▶ _Your objective_: Give the lines of the material verbatim, from the first line to the line with "x25 = np.arange(n) + n + 1", including both.

▶ _Source data_:
====
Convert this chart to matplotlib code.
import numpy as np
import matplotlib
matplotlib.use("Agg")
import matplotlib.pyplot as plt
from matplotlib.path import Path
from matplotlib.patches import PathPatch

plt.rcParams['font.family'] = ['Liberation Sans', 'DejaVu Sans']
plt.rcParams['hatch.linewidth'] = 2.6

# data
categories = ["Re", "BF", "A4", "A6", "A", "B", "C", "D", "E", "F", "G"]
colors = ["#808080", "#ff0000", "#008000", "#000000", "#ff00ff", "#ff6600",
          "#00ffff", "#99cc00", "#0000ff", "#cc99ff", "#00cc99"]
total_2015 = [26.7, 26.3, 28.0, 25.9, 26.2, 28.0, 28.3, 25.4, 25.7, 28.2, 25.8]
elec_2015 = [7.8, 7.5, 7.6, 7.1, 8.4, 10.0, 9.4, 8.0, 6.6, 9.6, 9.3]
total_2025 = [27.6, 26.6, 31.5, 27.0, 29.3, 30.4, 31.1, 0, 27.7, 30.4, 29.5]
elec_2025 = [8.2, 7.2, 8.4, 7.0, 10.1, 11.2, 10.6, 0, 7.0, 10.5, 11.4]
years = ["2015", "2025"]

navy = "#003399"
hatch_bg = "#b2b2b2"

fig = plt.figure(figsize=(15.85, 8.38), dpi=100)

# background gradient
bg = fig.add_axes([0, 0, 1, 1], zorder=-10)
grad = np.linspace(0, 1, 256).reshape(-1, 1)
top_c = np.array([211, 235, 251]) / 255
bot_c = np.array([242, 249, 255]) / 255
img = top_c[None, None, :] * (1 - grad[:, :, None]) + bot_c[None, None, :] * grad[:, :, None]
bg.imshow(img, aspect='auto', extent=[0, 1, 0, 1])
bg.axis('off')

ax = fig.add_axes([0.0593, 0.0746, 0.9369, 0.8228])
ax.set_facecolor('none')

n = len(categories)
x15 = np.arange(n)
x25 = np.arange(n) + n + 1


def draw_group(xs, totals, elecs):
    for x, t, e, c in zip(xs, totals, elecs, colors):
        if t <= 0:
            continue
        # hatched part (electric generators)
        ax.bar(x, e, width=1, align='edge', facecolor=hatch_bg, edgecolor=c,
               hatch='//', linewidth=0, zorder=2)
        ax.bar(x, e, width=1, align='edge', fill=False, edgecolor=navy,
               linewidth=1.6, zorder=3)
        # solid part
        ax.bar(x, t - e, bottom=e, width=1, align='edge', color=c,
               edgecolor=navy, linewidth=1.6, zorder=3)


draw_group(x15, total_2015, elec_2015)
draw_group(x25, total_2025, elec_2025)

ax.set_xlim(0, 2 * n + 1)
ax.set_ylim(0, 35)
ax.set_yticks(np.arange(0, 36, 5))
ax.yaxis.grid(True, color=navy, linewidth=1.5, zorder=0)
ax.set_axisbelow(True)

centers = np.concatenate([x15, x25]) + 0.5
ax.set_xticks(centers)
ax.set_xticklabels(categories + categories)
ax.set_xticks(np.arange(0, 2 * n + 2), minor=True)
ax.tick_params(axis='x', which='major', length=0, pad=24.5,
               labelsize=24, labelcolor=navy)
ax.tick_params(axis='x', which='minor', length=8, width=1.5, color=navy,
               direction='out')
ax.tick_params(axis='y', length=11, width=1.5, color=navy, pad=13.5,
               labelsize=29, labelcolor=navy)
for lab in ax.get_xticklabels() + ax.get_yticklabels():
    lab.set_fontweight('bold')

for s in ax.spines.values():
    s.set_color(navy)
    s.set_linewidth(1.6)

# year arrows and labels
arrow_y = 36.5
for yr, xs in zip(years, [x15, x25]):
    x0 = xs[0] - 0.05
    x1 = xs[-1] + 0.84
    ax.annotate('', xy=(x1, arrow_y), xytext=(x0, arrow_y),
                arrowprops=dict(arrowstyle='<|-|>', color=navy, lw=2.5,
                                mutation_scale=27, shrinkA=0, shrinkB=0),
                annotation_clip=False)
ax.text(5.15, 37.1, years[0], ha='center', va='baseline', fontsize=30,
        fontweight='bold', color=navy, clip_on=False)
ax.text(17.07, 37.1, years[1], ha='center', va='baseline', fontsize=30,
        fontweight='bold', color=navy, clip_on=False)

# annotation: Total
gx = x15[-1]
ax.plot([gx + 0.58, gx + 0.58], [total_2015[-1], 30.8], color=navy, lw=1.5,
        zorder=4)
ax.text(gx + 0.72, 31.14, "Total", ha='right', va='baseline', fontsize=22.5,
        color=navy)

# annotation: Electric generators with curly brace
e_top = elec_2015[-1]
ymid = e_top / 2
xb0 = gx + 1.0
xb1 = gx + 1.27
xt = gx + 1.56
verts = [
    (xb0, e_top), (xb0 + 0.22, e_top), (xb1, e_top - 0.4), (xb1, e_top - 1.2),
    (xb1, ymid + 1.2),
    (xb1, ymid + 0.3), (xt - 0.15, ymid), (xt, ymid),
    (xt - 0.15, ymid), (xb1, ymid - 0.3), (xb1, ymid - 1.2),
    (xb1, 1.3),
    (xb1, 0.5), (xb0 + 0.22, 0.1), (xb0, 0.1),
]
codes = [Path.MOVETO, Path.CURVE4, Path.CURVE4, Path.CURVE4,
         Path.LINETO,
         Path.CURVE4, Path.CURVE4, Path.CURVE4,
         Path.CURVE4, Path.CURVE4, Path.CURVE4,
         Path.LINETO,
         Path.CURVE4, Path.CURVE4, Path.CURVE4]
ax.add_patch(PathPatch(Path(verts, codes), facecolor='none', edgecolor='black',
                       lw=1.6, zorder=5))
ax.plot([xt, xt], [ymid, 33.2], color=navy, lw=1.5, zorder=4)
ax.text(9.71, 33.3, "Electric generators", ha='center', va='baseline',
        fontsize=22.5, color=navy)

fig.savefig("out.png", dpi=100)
====
▶ _Exercise response_:
Convert this chart to matplotlib code.
import numpy as np
import matplotlib
matplotlib.use("Agg")
import matplotlib.pyplot as plt
from matplotlib.path import Path
from matplotlib.patches import PathPatch

plt.rcParams['font.family'] = ['Liberation Sans', 'DejaVu Sans']
plt.rcParams['hatch.linewidth'] = 2.6

# data
categories = ["Re", "BF", "A4", "A6", "A", "B", "C", "D", "E", "F", "G"]
colors = ["#808080", "#ff0000", "#008000", "#000000", "#ff00ff", "#ff6600",
          "#00ffff", "#99cc00", "#0000ff", "#cc99ff", "#00cc99"]
total_2015 = [26.7, 26.3, 28.0, 25.9, 26.2, 28.0, 28.3, 25.4, 25.7, 28.2, 25.8]
elec_2015 = [7.8, 7.5, 7.6, 7.1, 8.4, 10.0, 9.4, 8.0, 6.6, 9.6, 9.3]
total_2025 = [27.6, 26.6, 31.5, 27.0, 29.3, 30.4, 31.1, 0, 27.7, 30.4, 29.5]
elec_2025 = [8.2, 7.2, 8.4, 7.0, 10.1, 11.2, 10.6, 0, 7.0, 10.5, 11.4]
years = ["2015", "2025"]

navy = "#003399"
hatch_bg = "#b2b2b2"

fig = plt.figure(figsize=(15.85, 8.38), dpi=100)

# background gradient
bg = fig.add_axes([0, 0, 1, 1], zorder=-10)
grad = np.linspace(0, 1, 256).reshape(-1, 1)
top_c = np.array([211, 235, 251]) / 255
bot_c = np.array([242, 249, 255]) / 255
img = top_c[None, None, :] * (1 - grad[:, :, None]) + bot_c[None, None, :] * grad[:, :, None]
bg.imshow(img, aspect='auto', extent=[0, 1, 0, 1])
bg.axis('off')

ax = fig.add_axes([0.0593, 0.0746, 0.9369, 0.8228])
ax.set_facecolor('none')

n = len(categories)
x15 = np.arange(n)
x25 = np.arange(n) + n + 1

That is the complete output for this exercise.